On New Year's Day in 1870, ten-year-old Adolph Korn's life as the son of a poor German-speaking farmer ended, and his life as a Comanche began. On that day, an Indian raiding party kidnapped the boy from his neighbor's pasture in the Texas Hill Country. With little hope of finding him alive and no resources—material or political—his loved ones had to eventually give him up for dead.
However, Adolph survived his capture, and soon thrived amid the rough, nomadic life of the Plains Indians. Within a year, Korn had become one of the Comanche's fiercest warriors. For nearly three years, he fought with his fellow Comanches against the encroaching white settlers, buffalo hunters, and U.S. soldiers who threatened their survival. But Korn was forcibly returned to his parents when the army "captured" him for a second time—after which, unsurprisingly, Korn held fast to his Native American ways and never found a place in white society. He spent his last years living alone in a cave, an eccentric oddity forgotten by his family.
That is, until Scott Zesch—a distant descendant of Korn's—stumbled over his relative's barely marked grave in a neglected corner of an old cemetery in Mason, Texas. Determined to know more about his ancestor—and to understand how a timid farm boy like Adolph could have become so thoroughly 'Indianized' in such a short time—Zesch tracked down surviving relatives, dug for primary sources in archives across the West, talked with Comanche elders, and expanded his search to include other child captives from the region, who also became some of the most Indianized whites in history.

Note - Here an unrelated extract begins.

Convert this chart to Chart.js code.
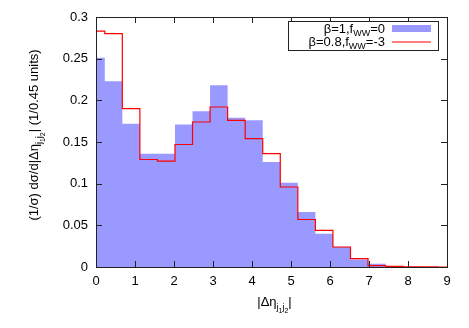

Set against a rich historical backdrop of intense political wrangling and bloody confrontations between the U.S. government and Native Americans, The Captured is a vital work of Western historical of scholarship as well as a true account of what settlers considered a 'fate worse than death'—an important study that details the dramatic lives of Adolph Korn and eight other children abducted by Comanches and Apaches in the Texas Hill Country.